How to Help With Homework

Kids think they’re stressed about homework! In a cross-country survey last year, 72% of parents said  homework is a frequent cause of stress. The most important thing to remember, as parents, is that your children need to do their own homework. Help them, of course: Ask them questions, provide explanations, coach them through problems. But don’t do it for them.  

How to Help With Homework

The Early Years: Elementary School

Have your child work in a common area, where you can oversee and be ready to help. Work alongside them, suggests Angela Marseglia, a Toronto Oxford Learning Centre owner and former teacher. “Balance your chequebook while they’re doing math; read while they’re reading.”

Be a coach. It’s easy to provide answers, but better to draw the answer from your child. Together, look at the example, then go back and re-read where it explains what to do. If necessary, do the first question or problem with them.

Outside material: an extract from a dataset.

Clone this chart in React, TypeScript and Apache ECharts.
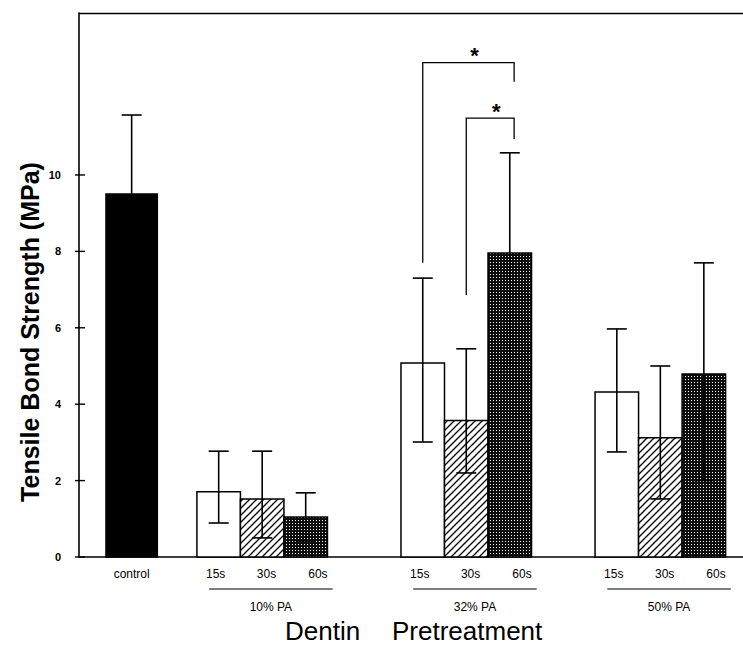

Help kids become active learners by quizzing them. “They think that because they’ve looked over the material, they’ve learned it,” says Marseglia. Not true. “Ask them what they’ve learned so far, and what they think the next step will be.”

When should you contact the teacher? “As soon as you think your child is not comprehending, and not that they don’t want to put in the time,” she says.

Growing Up: Middle School/Junior High

Put all of your child’s activities-school projects, sports games and social occasions-on a calendar. Teach them time management by having them spot gaps where they can do homework.

Big projects can seem overwhelming. Help them break projects down into manageable parts spread over time.

Older students may erect barriers between themselves and the subject, says Pamela Kozak, a Kumon Math & Reading Centre owner. “They say ‘I can’t do it’ or ‘I’m stupid.’ Back up a few steps and make a running start. If they’re having trouble with difficult fractions, first do some work with simple ones.”

Don’t wait to be asked. An Ipsos-Reid survey done in association with Kumon revealed that four of five children who wait for homework support to be offered are performing at a below average level.

Independence Days: High School

“The Internet is their first call of information,” says Maryam Moayeri, a B.C. teacher and a 2006 winner of the Prime Minister Teaching Excellence Award. “If possible, help them learn internet literacy. High school students aren’t strong searchers, and they need to know where to go to find reliable information.”

The trend in high school homework is exam preparation, so if they’re not studying regularly it’s time to call the teacher, says Moayeri.

When you do call, Moayeri suggests you begin by asking, “What can I do to help?” It’s a shared responsibility.

“Positive reinforcement supersedes all other advice,” says Marseglia. “Tell them what they’re doing really well. Be specific. Ultimately, you want to set the tone for learning being fun.”